The Dghwede have an ethnic identity as Dghwede (sons of Mbra/Ngra of Turu). In a traditional context the Dghwede-Ghwa’a are considered as first comers, while those of Dghwede-Vaghagaya came later. There are various smaller groups who don’t derive themselves from Dghwede-Mbra, but become Dghwede. Such associated lineages/clans are the Himbe and Gudule, or the rainmaker lineage Gaske (Ske) and the peacemaker lineage Dagha (Muller-Kosack 1994, 1996).
The Dghwede are historically related to the Zelidva. The Zelidva live, like the Dghwede, in the highest parts of the Gwoza Hills (see page Zelidva). Although a large section of the Zelidva speak Lamang (as well as Wandala or Glavda), they don’t see themselves as Lamang, but as an independent ethnic unit of Dghwede descent. The Dghwede too report of Podokwa who formerly lived in the north- eastern parts of Dghwede, but who migrated to the Mora Hills some time ago. The Dghwede also claim close ancestral relationships with the Mandara.
The Dghwede refer to their own language as Dghwede but also as Azaghvana, meaning ‘I said’ in Dghwede (Muller-Kosack 1999). Wolff (1971:11), classifies Dghwede as a language of the Wandala group of Biu-Mandara (Central-Chadic). The SIL website ethnologue classifies Dghwede under Mandara Proper, sub-group Glavda (together with Gvoko, Glavda and Guduf). Blench (1999) classifies Dghwede under the Mandara Group A, Wandala cluster (together with Wandala, Mura, Malgwa, Glavda, Guduf, and Gvoko).

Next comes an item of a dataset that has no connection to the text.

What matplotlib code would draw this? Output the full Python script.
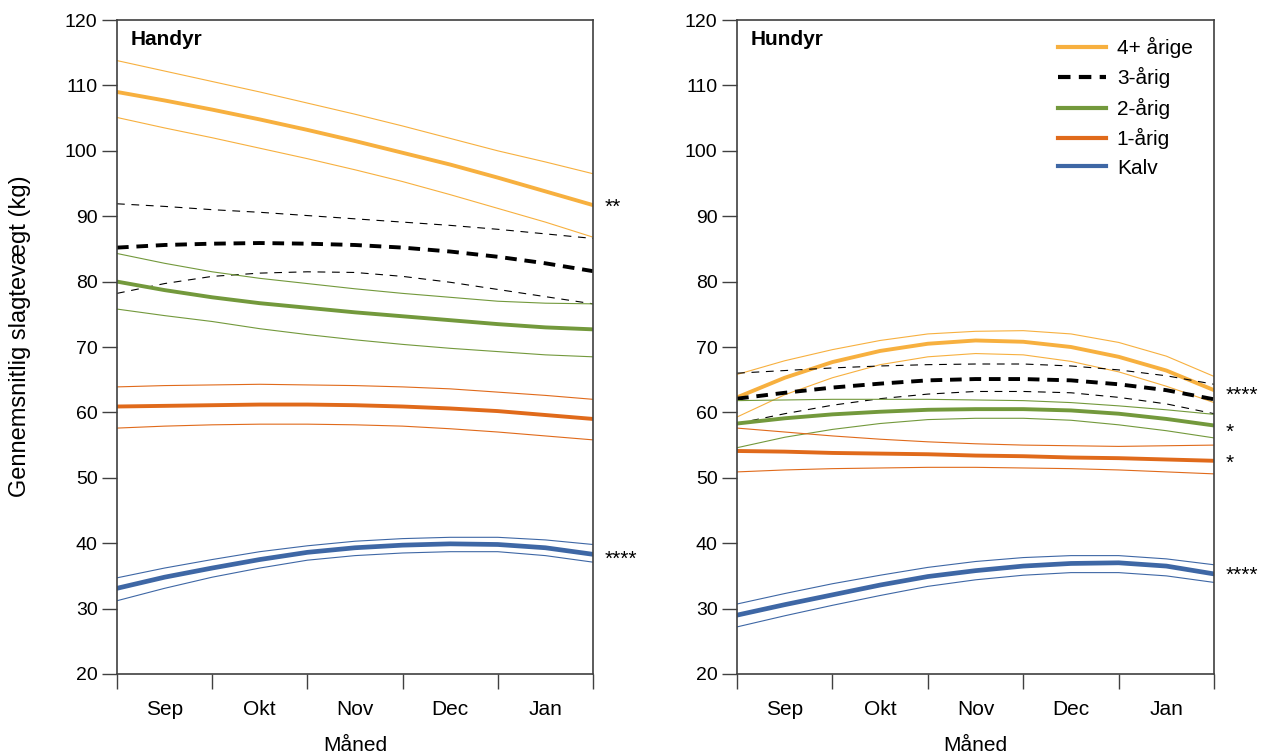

Main ethnographic literature on the Dghwede is Muller-Kosack (1994 to 1999) consisting of some published and unpublished pieces work (1994, 1996 and 1997) and extensive unpublished fieldnotes (1994 to 1998). Mathews (1931) gives a very brief description of the Dghwede. Wolff (1971 and 1974) presents some of his ethnographic material on the Dghwede. Wolff (ibid) also publishes on the linguistic position of Dghwede. Fricke (1978) has published the phonology of Dghwede. Muller-Kosack(1999) plans to write an ethnographic monograph on the Dghwede.